Kirk Bohls said about Fred’s offense, “I wrote with some hyperbole that the four most important things in Akers’ life were first down, second down, third down and fourth down, which was usually when he’d kick a field goal. Too often for fans’ tastes.”
In the book “Longhorn Football” by Bobby Hawthorne the author notes “In time, the stitching that connects the UT faithful- the students and alums, the general admission fans in the nosebleed section, and the high rollers on the fifty-yard line, twenty rows up- unraveled under Akers.”
Internally, Akers struggled with poor offense, team discipline, graduation rates, inability to win “the big one, and perceived arrogance. “Augie Garrido once said there is no antidote for arrogance. Texas school official Bill Little said, “He (Akers) was misunderstood.”

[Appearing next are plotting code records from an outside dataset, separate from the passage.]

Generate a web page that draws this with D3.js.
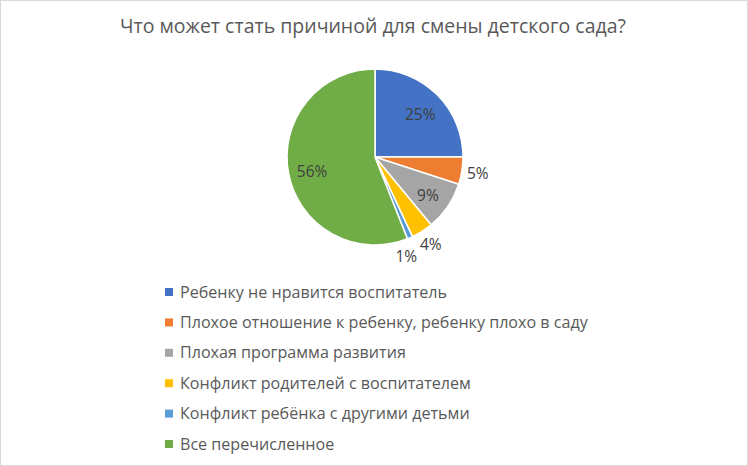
<!DOCTYPE html>
<html><head><meta charset="utf-8">
<script src="https://cdn.jsdelivr.net/npm/d3@7"></script>
<style>body{margin:0;background:#fff}svg{display:block}</style>
</head><body>
<script>
const categories = ["Ребенку не нравится воспитатель","Плохое отношение к ребенку, ребенку плохо в саду","Плохая программа развития","Конфликт родителей с воспитателем","Конфликт ребёнка с другими детьми","Все перечисленное"];
const values = [25,5,9,4,1,56];
const labels = ["25%","5%","9%","4%","1%","56%"];
const colors = ["#4472C4","#ED7D31","#A5A5A5","#FFC000","#5B9BD5","#70AD47"];
const title = "Что может стать причиной для смены детского сада?";

const W=748,H=466;
const svg=d3.select("body").append("svg").attr("width",W).attr("height",H);
svg.append("rect").attr("x",0.5).attr("y",0.5).attr("width",W-1).attr("height",H-1).attr("fill","#fff").attr("stroke","#d9d9d9");
const font="'Open Sans', 'Noto Sans', sans-serif";
svg.append("text").attr("x",373).attr("y",33).attr("text-anchor","middle").attr("font-family",font).attr("font-size",19.5).attr("fill","#595959").text(title);

const cx=375,cy=157,R=88;
const pie=d3.pie().sort(null).value(d=>d)(values);
const arc=d3.arc().innerRadius(0).outerRadius(R);
const g=svg.append("g").attr("transform",`translate(${cx},${cy})`);
g.selectAll("path").data(pie).join("path").attr("d",arc).attr("fill",(d,i)=>colors[i]).attr("stroke","#fff").attr("stroke-width",1.5);
const inR=64,outR=104;
let prevOut=-1;
const pos=pie.map((d,i)=>{
  const mid=(d.startAngle+d.endAngle)/2;
  if(values[i]<=5){
    let a=mid;
    if(prevOut>=0 && a-prevOut<0.26) a=prevOut+0.26;
    prevOut=a;
    return [outR*Math.sin(a),-outR*Math.cos(a)];
  }
  return [inR*Math.sin(mid),-inR*Math.cos(mid)+3];
});
g.selectAll("text").data(pie).join("text")
 .attr("transform",(d,i)=>`translate(${pos[i][0]},${pos[i][1]})`)
 .attr("text-anchor","middle").attr("dy","0.35em").attr("font-family",font).attr("font-size",15.5).attr("fill","#404040")
 .text((d,i)=>labels[i]);

const y=d3.scalePoint().domain(categories).range([292,444]);
const lg=svg.append("g");
const rows=lg.selectAll("g").data(categories).join("g").attr("transform",d=>`translate(165,${y(d)})`);
rows.append("rect").attr("x",0).attr("y",-4).attr("width",8).attr("height",8).attr("fill",(d,i)=>colors[i]);
rows.append("text").attr("x",15).attr("dy","0.35em").attr("font-family",font).attr("font-size",16.1).attr("fill","#595959").text(d=>d);
</script>
</body></html>
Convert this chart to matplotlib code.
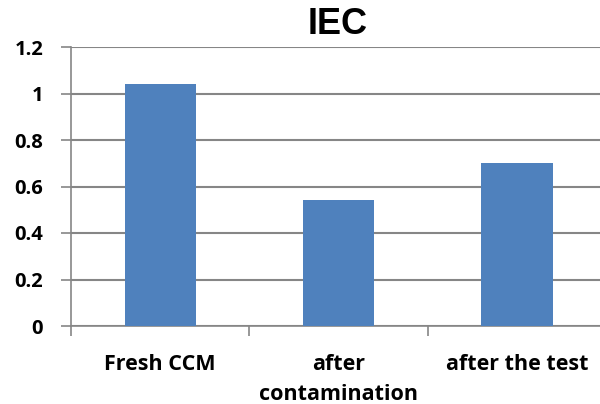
import matplotlib
matplotlib.use('Agg')
import matplotlib.pyplot as plt

categories = ['Fresh CCM', 'after\ncontamination', 'after the test']
values = [1.04, 0.54, 0.70]
y_ticks = [0, 0.2, 0.4, 0.6, 0.8, 1.0, 1.2]
y_labels = ['0', '0.2', '0.4', '0.6', '0.8', '1', '1.2']

plt.rcParams['font.family'] = ['Open Sans', 'DejaVu Sans']

fig = plt.figure(figsize=(6, 4.04), dpi=100)
# axes run a little past the right edge, like the original
ax = fig.add_axes([71/600, 78/404, 535/600, 279/404])

x = range(len(categories))
ax.bar(x, values, width=0.4, color='#4F81BD', zorder=3)

ax.set_xlim(-0.5, 2.5)
ax.set_ylim(0, 1.2)
ax.set_yticks(y_ticks)
ax.set_yticklabels(y_labels, fontsize=14.5, fontweight='bold')
ax.set_xticks(x)
ax.set_xticklabels(categories, fontsize=15.5, fontweight='bold', linespacing=1.55)
ax.tick_params(axis='x', length=0, pad=20)
ax.set_xticks([-0.5, 0.5, 1.5, 2.5], minor=True)
ax.tick_params(axis='x', which='minor', length=7, width=1.2, color='#868686', direction='out')
ax.tick_params(axis='y', length=7, width=1.2, color='#868686', pad=13)

ax.grid(axis='y', color='#868686', linewidth=1.5, zorder=0)
for s in ['top', 'right']:
    ax.spines[s].set_visible(False)
for s in ['left', 'bottom']:
    ax.spines[s].set_color('#868686')
    ax.spines[s].set_linewidth(1.2)

fig.text(338/600, 1 - 25/404, 'IEC', fontsize=26, fontweight='bold',
         family='Liberation Sans', ha='center', va='center')

fig.savefig('out.png', dpi=100)
plt.close(fig)
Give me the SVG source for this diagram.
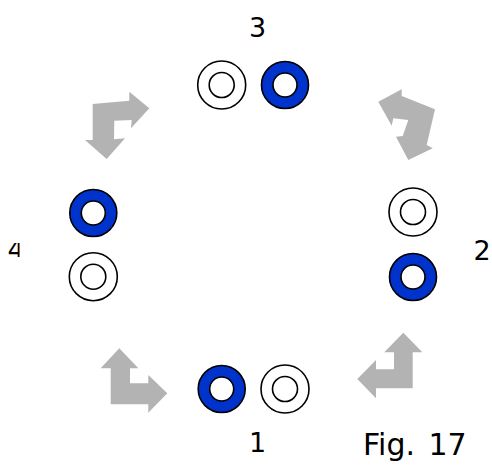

On discipline Donnie Little the starting quarterback, said, “with Akers, you were your own person… I remember Fred told the whole team one time that we’re not going to make that dorm a whorehouse.” His words were not heeded. Donnie said we had snakes in the elevators, stereos jamming all during the night. It was like one big party …… “.
“Some guys were shooting out porch lights with deer guns.”
Then there was the episode in 1984 with Tony Edwards, who scuffled with police at a bar. Aker’s response shocked U.T. administrators, team members, and fans. Aker’s sided with Tony stating that he was innocent until proven guilty. Akers allowed Tony to play against Baylor, and #7 Texas lost to Baylor 24-10, and then Tony played in the Freedom Bowl, losing to Iowa 55-15. Coach Dabbs said this was the year that Fred lost the team. It was the worse decision Akers made in his 19-year stint with Texas. Akers should have suspended Edwards immediately.
New Beginnings after Akers- not
After the U.T. administration fired Fred, they fully expected the Longhorn football program to return to the quality of play produced during the DKR years. Instead, from 1987 through 1998, the Horns got worse. Hindsight explains the reason why. On average, Akers won 8.6 games and lost 3.1 games every year. Akers replacement, McWilliams, won 6.2 games and lost 5.2 games every year, and McWilliams replacement, Mackovic, won 6.8 games and lost 4.6 games every year. Coach Akers recorded one 5-6 record in 10 years. Williams and Mackovic recorded five 5-6 seasons. These were the years that fans who in the past expected to win started praying for a win.